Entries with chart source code
----------
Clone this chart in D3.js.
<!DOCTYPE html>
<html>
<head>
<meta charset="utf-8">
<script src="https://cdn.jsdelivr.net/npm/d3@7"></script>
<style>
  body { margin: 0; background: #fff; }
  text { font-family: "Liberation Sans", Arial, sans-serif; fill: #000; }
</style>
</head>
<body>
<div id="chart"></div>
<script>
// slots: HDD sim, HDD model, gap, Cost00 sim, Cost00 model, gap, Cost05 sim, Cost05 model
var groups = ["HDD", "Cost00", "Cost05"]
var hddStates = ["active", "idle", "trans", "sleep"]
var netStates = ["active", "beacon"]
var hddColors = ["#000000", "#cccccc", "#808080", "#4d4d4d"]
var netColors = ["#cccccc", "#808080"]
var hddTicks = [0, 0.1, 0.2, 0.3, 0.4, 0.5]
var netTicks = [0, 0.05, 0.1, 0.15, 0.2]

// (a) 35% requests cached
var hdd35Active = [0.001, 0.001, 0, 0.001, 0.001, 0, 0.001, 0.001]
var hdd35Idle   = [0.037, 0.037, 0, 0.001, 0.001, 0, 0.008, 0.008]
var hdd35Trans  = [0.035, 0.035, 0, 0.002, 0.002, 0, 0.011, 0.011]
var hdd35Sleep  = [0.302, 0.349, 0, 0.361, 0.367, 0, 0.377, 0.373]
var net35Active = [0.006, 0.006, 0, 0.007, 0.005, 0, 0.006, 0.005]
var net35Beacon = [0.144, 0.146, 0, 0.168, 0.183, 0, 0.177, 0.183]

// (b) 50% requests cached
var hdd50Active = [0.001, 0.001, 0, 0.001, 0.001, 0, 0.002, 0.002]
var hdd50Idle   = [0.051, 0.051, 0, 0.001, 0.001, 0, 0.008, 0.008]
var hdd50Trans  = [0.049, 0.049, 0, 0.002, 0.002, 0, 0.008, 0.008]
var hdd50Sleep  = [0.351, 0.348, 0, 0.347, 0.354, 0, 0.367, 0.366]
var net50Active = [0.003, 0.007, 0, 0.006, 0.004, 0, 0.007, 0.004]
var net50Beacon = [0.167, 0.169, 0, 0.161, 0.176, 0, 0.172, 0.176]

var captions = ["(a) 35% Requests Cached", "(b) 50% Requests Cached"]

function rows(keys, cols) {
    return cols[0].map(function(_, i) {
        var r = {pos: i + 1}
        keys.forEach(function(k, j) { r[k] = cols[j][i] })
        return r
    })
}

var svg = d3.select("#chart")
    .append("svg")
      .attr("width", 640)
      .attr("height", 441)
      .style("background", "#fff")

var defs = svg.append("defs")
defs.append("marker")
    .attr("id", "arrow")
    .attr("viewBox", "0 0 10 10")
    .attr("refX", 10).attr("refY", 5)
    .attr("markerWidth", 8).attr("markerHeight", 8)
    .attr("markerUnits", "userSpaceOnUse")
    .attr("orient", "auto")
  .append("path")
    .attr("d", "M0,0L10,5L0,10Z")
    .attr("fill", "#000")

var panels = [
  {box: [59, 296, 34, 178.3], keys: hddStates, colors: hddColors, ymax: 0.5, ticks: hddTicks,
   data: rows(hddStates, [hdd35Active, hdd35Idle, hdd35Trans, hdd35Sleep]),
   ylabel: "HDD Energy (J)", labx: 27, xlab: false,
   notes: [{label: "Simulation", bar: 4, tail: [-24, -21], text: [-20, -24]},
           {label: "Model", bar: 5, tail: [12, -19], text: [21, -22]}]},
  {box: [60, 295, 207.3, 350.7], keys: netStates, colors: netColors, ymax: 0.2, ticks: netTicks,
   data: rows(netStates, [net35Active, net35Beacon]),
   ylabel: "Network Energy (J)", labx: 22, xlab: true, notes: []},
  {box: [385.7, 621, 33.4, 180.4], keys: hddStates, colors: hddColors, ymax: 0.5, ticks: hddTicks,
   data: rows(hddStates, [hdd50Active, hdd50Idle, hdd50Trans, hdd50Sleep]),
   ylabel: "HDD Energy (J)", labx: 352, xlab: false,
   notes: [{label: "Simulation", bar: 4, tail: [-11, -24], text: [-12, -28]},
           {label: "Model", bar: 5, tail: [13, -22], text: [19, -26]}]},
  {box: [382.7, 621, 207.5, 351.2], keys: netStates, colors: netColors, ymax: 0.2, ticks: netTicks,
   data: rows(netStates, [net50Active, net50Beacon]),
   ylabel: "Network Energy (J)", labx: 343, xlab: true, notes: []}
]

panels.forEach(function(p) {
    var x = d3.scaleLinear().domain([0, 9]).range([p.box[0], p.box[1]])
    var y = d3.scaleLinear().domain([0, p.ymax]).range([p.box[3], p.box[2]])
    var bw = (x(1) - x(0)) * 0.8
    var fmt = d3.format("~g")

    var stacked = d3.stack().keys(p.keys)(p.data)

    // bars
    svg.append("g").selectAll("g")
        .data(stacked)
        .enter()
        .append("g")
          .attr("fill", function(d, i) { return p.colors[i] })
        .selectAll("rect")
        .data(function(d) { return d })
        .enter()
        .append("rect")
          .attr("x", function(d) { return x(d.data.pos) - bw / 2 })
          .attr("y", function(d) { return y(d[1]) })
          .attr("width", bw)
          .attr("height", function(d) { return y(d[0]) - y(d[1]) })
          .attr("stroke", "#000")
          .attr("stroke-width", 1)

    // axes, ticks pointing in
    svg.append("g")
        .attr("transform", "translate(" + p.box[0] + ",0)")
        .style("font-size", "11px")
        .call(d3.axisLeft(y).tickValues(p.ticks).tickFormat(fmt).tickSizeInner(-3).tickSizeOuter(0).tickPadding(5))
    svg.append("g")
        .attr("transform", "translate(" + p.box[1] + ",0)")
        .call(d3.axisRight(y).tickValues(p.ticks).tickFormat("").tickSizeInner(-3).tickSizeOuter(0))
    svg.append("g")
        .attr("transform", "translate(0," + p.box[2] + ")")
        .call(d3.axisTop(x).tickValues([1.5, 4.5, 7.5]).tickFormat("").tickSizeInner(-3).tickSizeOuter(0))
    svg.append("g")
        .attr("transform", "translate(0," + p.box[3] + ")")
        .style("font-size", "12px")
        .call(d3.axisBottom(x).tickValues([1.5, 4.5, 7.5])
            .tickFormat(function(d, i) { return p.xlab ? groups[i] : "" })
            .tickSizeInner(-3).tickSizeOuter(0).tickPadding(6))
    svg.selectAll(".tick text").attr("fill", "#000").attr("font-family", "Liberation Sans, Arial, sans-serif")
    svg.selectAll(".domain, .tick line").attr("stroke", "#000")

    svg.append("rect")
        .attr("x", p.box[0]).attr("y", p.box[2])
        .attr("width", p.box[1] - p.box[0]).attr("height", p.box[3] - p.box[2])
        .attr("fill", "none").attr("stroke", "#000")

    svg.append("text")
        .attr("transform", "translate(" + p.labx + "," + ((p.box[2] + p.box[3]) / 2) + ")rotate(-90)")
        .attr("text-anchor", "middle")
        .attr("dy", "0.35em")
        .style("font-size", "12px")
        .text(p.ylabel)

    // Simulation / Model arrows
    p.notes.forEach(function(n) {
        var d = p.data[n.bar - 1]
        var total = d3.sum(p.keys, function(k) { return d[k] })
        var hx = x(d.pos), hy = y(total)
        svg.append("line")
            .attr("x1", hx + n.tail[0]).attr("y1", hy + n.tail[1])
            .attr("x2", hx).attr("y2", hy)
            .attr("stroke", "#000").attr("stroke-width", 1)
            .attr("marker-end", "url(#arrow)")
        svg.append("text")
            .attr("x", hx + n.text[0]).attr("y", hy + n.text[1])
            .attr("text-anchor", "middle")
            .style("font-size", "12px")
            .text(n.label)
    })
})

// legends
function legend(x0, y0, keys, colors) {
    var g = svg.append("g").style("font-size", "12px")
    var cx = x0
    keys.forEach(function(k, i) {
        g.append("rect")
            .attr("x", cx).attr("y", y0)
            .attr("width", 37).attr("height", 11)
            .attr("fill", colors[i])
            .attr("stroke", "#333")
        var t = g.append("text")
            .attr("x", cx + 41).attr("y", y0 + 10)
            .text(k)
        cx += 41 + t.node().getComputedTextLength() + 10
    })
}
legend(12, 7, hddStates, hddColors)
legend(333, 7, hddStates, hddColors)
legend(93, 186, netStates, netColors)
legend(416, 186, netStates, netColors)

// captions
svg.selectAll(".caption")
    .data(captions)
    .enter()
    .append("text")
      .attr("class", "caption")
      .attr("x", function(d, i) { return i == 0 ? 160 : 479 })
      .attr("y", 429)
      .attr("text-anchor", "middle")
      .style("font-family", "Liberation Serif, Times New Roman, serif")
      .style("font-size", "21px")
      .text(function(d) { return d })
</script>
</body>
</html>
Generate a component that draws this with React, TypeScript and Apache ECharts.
----------
Exercise prompt: Beginning at the first line above, repeat exactly until the line containing "var netTicks = [0, 0.05, 0.1, 0.15, 0.2]", which is included.

Reply to the exercise:
Clone this chart in D3.js.
<!DOCTYPE html>
<html>
<head>
<meta charset="utf-8">
<script src="https://cdn.jsdelivr.net/npm/d3@7"></script>
<style>
  body { margin: 0; background: #fff; }
  text { font-family: "Liberation Sans", Arial, sans-serif; fill: #000; }
</style>
</head>
<body>
<div id="chart"></div>
<script>
// slots: HDD sim, HDD model, gap, Cost00 sim, Cost00 model, gap, Cost05 sim, Cost05 model
var groups = ["HDD", "Cost00", "Cost05"]
var hddStates = ["active", "idle", "trans", "sleep"]
var netStates = ["active", "beacon"]
var hddColors = ["#000000", "#cccccc", "#808080", "#4d4d4d"]
var netColors = ["#cccccc", "#808080"]
var hddTicks = [0, 0.1, 0.2, 0.3, 0.4, 0.5]
var netTicks = [0, 0.05, 0.1, 0.15, 0.2]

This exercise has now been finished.